** Requirements **
For every line in the data below that contains "code", copy the line.

** Data to use **

- - - -

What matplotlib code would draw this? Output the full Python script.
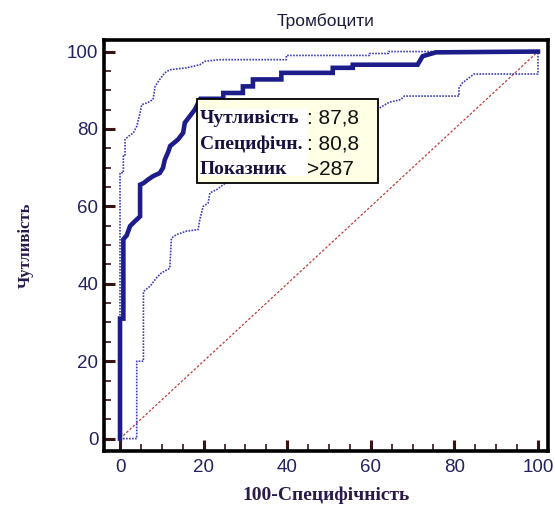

- - - -

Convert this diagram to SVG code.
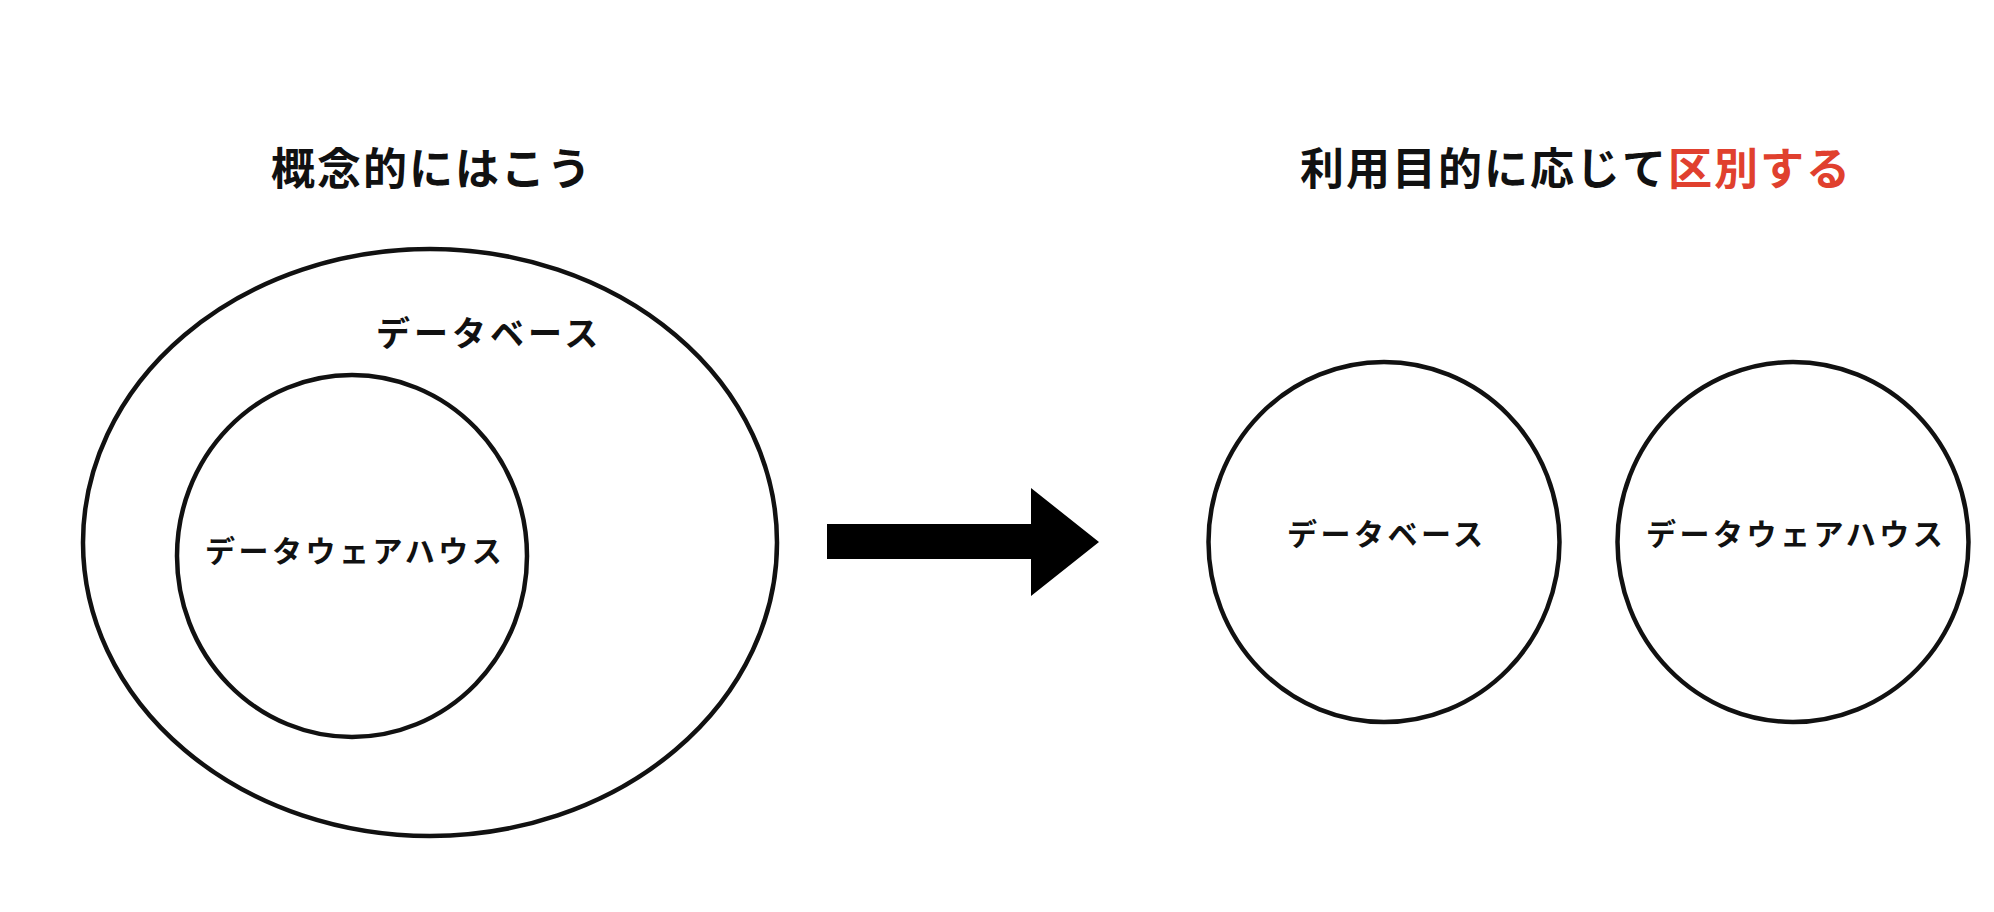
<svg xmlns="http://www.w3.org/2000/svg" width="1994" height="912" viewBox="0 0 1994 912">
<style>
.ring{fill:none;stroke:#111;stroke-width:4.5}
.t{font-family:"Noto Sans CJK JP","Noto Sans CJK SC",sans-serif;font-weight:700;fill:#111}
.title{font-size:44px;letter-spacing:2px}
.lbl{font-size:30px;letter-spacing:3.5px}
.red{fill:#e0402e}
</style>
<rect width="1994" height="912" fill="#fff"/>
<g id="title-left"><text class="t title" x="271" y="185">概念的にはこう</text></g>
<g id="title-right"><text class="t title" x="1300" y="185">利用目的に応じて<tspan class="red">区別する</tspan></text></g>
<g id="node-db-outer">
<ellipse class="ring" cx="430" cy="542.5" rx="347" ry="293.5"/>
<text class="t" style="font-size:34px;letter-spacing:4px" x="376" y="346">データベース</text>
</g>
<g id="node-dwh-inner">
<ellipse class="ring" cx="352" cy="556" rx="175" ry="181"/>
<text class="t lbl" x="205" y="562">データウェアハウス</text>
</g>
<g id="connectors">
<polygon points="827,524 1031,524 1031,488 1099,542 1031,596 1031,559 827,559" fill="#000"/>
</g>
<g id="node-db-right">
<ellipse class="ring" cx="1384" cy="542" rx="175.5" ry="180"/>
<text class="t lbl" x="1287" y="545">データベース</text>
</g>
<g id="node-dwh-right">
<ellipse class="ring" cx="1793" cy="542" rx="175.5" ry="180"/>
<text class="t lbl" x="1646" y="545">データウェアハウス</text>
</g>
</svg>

- - - -

** Solution for this exercise **
What matplotlib code would draw this? Output the full Python script.
Convert this diagram to SVG code.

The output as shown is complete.